Ein Musterschild ist im Friedwald im Biosphärenreservat bei Dessau-Roßlau an einem Baum befestigt Foto: dpa

Die eine Seite macht gute Geschäfte mit Urnen- und Friedwälder, die andere hat Bedenken, weil sie glaubt, dass mit den Urnen und der Asche der Verstorbenen giftige Stoffe in den Boden der Wälder gelangen. Wer bekommt Recht?

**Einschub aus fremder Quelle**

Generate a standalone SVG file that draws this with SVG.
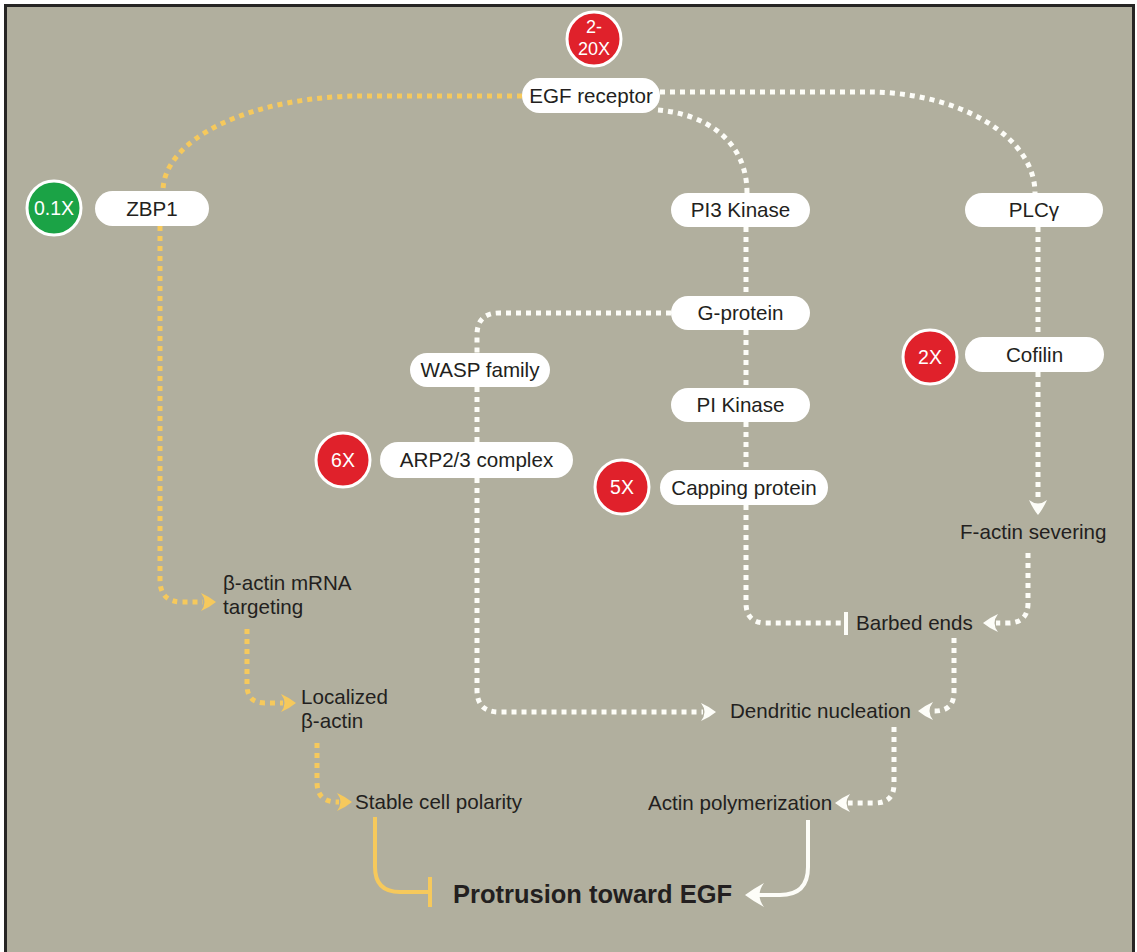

Frankfurt - Es mutet an wie ein bizarrer Streit, schließlich geht es um Verstorbene, um Urnenwälder und Friedhöfe. Aber es geht wohl auch um wirtschaftliche Interessen. Die eine Seite macht gute Geschäfte mit Urnen- und Friedwälder, die andere hat Bedenken, weil sie glaubt, dass mit den Urnen und der Asche der Verstorbenen giftige Stoffe in den Boden der Wälder gelangen. Am Donnerstag standen sich die Parteien vor dem Frankfurter Landgericht gegenüber.

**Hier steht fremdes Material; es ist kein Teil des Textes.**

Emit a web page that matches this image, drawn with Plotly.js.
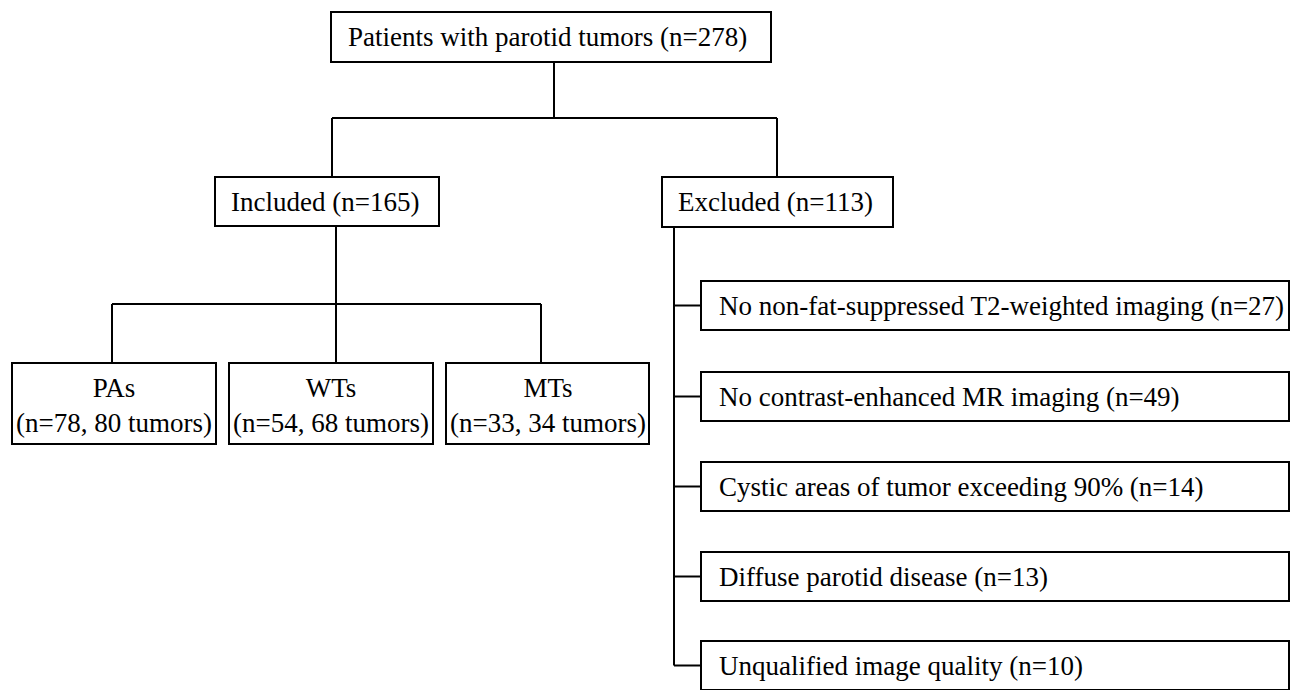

Das bundesweit tätige Franchise-Unternehmen Ruhe Forst GmbH hat gegen einen Landschaftsplaner und Natur-Sachverständigen geklagt. Dieser soll es unterlassen, weiter zu behaupten, dass der Boden durch die Urnen verseucht wird und Bäume geschädigt werden. Ein Urteil gab es nicht, das Gericht will am 18. September entscheiden.

Es sind nicht nur die Prozess-Beteiligten, die sehr genau auf das Verfahren schauen. Nach Angaben von Experten machen sich auch Friedhofsgärtnereien und -Verwaltungen sowie Steinmetze Sorgen. Sollte der Naturschutz-Sachverständigen Recht bekommen, müssen sie mit Einbußen rechnen, weil offenbar immer mehr Bundesbürger ihre Angehörigen in der Natur und damit in Urnen- oder Friedwäldern bestatten lassen wollen. Genehmigungen für neue Friedwälder wären dann vermutlich schwieriger zu bekommen.

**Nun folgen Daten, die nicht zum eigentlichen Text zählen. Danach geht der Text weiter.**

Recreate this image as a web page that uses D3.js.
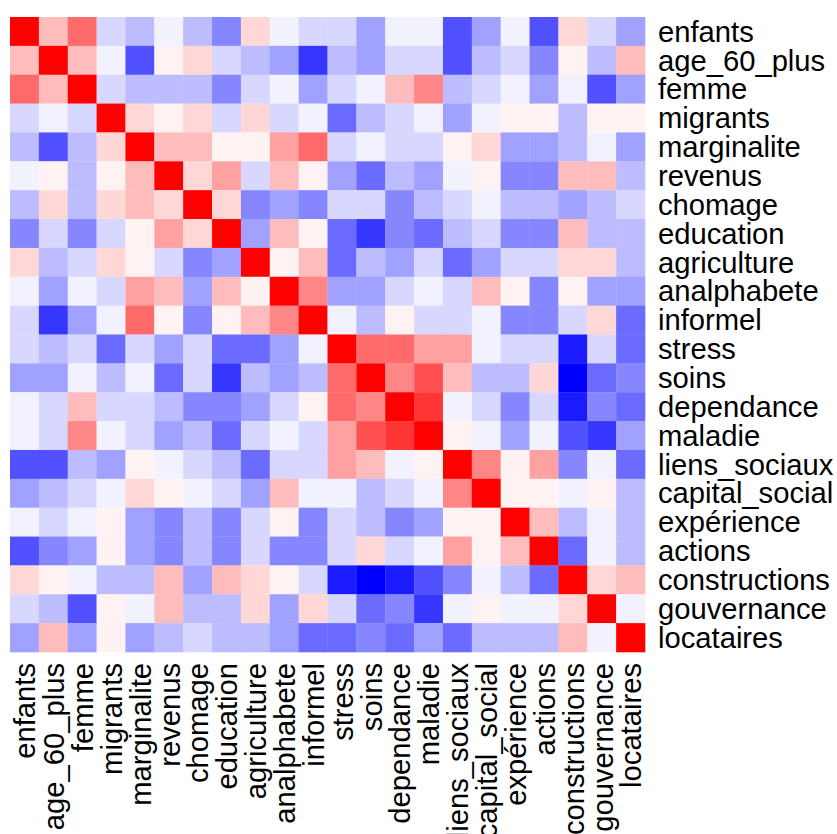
<!DOCTYPE html>
<html>
<head>
<meta charset="utf-8">
<script src="https://cdn.jsdelivr.net/npm/d3@7"></script>
<style>
  html, body { margin: 0; padding: 0; background: #fff; }
  svg { display: block; }
  .tick text { font-family: "Liberation Sans", Arial, sans-serif; fill: #000; }
</style>
</head>
<body>
<div id="chart"></div>
<script>
const variables = ["enfants","age_60_plus","femme","migrants","marginalite","revenus","chomage",
  "education","agriculture","analphabete","informel","stress","soins","dependance","maladie",
  "liens_sociaux","capital_social","expérience","actions","constructions","gouvernance","locataires"];

const corr = [
  [1, .25, .55, -.15, -.25, -.05, -.25, -.45, .15, -.05, -.15, -.15, -.35, -.05, -.05, -.65, -.35, -.05, -.65, .15, -.15, -.35],
  [.25, 1, .25, -.05, -.65, .05, .15, -.15, -.25, -.35, -.75, -.25, -.35, -.15, -.15, -.65, -.25, -.15, -.45, .05, -.25, .25],
  [.55, .25, 1, -.15, -.25, -.25, -.25, -.45, -.15, -.05, -.35, -.15, -.05, .25, .45, -.25, -.15, -.05, -.35, -.05, -.65, -.35],
  [-.15, -.05, -.15, 1, .15, .05, .15, -.15, .15, -.15, -.05, -.55, -.25, -.15, -.05, -.35, -.05, .05, .05, -.25, .05, .05],
  [-.25, -.65, -.25, .15, 1, .25, .25, .05, .05, .35, .55, -.15, -.05, -.15, -.15, .05, .15, -.35, -.35, -.25, -.05, -.35],
  [-.05, .05, -.25, .05, .25, 1, .15, .35, -.15, .25, .05, -.35, -.55, -.25, -.35, -.05, .05, -.45, -.45, .25, .25, -.25],
  [-.25, .15, -.25, .15, .25, .15, 1, .15, -.45, -.35, -.45, -.15, -.15, -.45, -.25, -.15, -.05, -.25, -.25, -.35, -.25, -.15],
  [-.45, -.15, -.45, -.15, .05, .35, .15, 1, -.35, .25, .05, -.55, -.75, -.45, -.55, -.25, -.15, -.45, -.45, .25, -.25, -.25],
  [.15, -.25, -.15, .15, .05, -.15, -.45, -.35, 1, .05, .25, -.55, -.25, -.35, -.15, -.55, -.35, -.15, -.15, .15, .15, -.25],
  [-.05, -.35, -.05, -.15, .35, .25, -.35, .25, .05, 1, .45, -.35, -.35, -.15, -.05, -.15, .25, .05, -.45, .05, -.35, -.35],
  [-.15, -.75, -.35, -.05, .55, .05, -.45, .05, .25, .45, 1, -.05, -.25, .05, -.15, -.15, -.05, -.45, -.45, -.15, .15, -.55],
  [-.15, -.25, -.15, -.55, -.15, -.35, -.15, -.55, -.55, -.35, -.05, 1, .55, .55, .35, .35, -.05, -.15, -.15, -.85, -.15, -.55],
  [-.35, -.35, -.05, -.25, -.05, -.55, -.15, -.75, -.25, -.35, -.25, .55, 1, .45, .65, .25, -.25, -.25, .15, -.95, -.55, -.45],
  [-.05, -.15, .25, -.15, -.15, -.25, -.45, -.45, -.35, -.15, .05, .55, .45, 1, .75, -.05, -.15, -.45, -.15, -.85, -.45, -.55],
  [-.05, -.15, .45, -.05, -.15, -.35, -.25, -.55, -.15, -.05, -.15, .35, .65, .75, 1, .05, -.05, -.35, -.05, -.65, -.75, -.35],
  [-.65, -.65, -.25, -.35, .05, -.05, -.15, -.25, -.55, -.15, -.15, .35, .25, -.05, .05, 1, .45, .05, .35, -.45, -.05, -.55],
  [-.35, -.25, -.15, -.05, .15, .05, -.05, -.15, -.35, .25, -.05, -.05, -.25, -.15, -.05, .45, 1, .05, .05, -.05, .05, -.25],
  [-.05, -.15, -.05, .05, -.35, -.45, -.25, -.45, -.15, .05, -.45, -.15, -.25, -.45, -.35, .05, .05, 1, .25, -.25, -.05, -.25],
  [-.65, -.45, -.35, .05, -.35, -.45, -.25, -.45, -.15, -.45, -.45, -.15, .15, -.15, -.05, .35, .05, .25, 1, -.55, -.05, -.25],
  [.15, .05, -.05, -.25, -.25, .25, -.35, .25, .15, .05, -.15, -.85, -.95, -.85, -.65, -.45, -.05, -.25, -.55, 1, .15, .25],
  [-.15, -.25, -.65, .05, -.05, .25, -.25, -.25, .15, -.35, .15, -.15, -.55, -.45, -.75, -.05, .05, -.05, -.05, .15, 1, -.05],
  [-.35, .25, -.35, .05, -.35, -.25, -.15, -.25, -.25, -.35, -.55, -.55, -.45, -.55, -.35, -.55, -.25, -.25, -.25, .25, -.05, 1]
];

const W = 837, H = 834;
const svg = d3.select("#chart").append("svg").attr("width", W).attr("height", H);

const x = d3.scaleBand().domain(variables).range([10, 645]).padding(0);
const y = d3.scaleBand().domain(variables).range([17, 652]).padding(0);

const interp = d3.piecewise(d3.interpolateRgb, ["#0000ff", "#ffffff", "#ff0000"]);
const palette = d3.range(20).map(i => d3.rgb(interp(i / 19)).formatHex());
const color = d3.scaleQuantize().domain([-1, 1]).range(palette);

const cells = [];
corr.forEach((row, i) => row.forEach((v, j) => cells.push({ r: variables[i], c: variables[j], v })));

svg.append("g").selectAll("rect").data(cells).join("rect")
  .attr("x", d => x(d.c))
  .attr("y", d => y(d.r))
  .attr("width", x.bandwidth() + 0.3)
  .attr("height", y.bandwidth() + 0.3)
  .attr("fill", d => color(Math.max(-1, Math.min(0.9999, d.v))));

const fs = "29.2px";

const ay = svg.append("g").attr("transform", "translate(645,0)")
  .call(d3.axisRight(y).tickSize(0).tickPadding(13));
ay.select(".domain").remove();
ay.selectAll("text").style("font-size", fs).attr("dy", "0.35em");

const ax = svg.append("g").attr("transform", "translate(0,652)")
  .call(d3.axisBottom(x).tickSize(0));
ax.select(".domain").remove();
ax.selectAll("text")
  .style("font-size", fs)
  .attr("transform", "rotate(-90)")
  .attr("x", -11)
  .attr("y", 0)
  .attr("dy", "0.37em")
  .style("text-anchor", "end");
</script>
</body>
</html>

Deshalb sehen Unternehmen wie Ruhe Forst ihre Geschäfte gefährdet, sollte die Klage gegen den Experten, der sich auch mit Friedhofsplanung und -entwicklung befasst, abgewiesen werden. Dem Vernehmen nach finden bereits fünf Prozent aller Verstorbenen ihre letzte Ruhestätte unter einem Baum in der freien Natur. 2013 soll es einer aktuellen Studie zufolge rund 45 000 Bestattungen in den etwa 400 Urnen- und Friedwäldern in Deutschland gegeben haben.

Für den Landschaftsplaner sind mit den Baumbestattungsorten massive Eingriffe in das Ökosystem Wald verbunden. Er glaubt, dass die Asche der Toten toxische Stoffe wie Schwermetalle enthält, die über die Urnen in den Boden gelangen. Tatsächlich gibt es Studien, die nachweisen, das die Asche zum Teil Mangan, Zink, Chrom oder Nickel enthalten. Allerdings ist umstritten, ob die Konzentrationen ausreichen, um wirklich Schaden anzurichten. Fakt aber ist, dass Ruhewälder zum Teil nur genehmigt wurden, wenn die Urnen aus dicht verschlossenem Edelstahl bestehen und nur maximal einen halben Meter tief vergraben werden.

Unternehmen wie Ruhe Forst oder FriedWald versichern, dass sie ein „ökologisch anerkanntes Naturbestattungskonzept gewährleisten“, wie es bei Fried Wald heißt. Die Asche werde in biologisch abbaubaren Urnen an der Wurzel eines Baumes beigesetzt. Fried Wald verweist auch darauf, dass Greenpeace das Konzept 2006 als umweltfreundliche Variante einer Beisetzung bezeichnet habe. Auch bei Ruhe Forst betont man, dass nicht jeder Wald zu einem Ruhewald werden könne.

Die Geschäfte mit den Bestattungswäldern scheinen sich zu lohnen. Fried Wald etwa setzte 2012 mit 45 Friedwäldern rund 7,5 Millionen Euro und erzielte einen Jahresüberschuss von 1,6 Millionen Euro erwirtschaften – zehn Prozent mehr als 2012.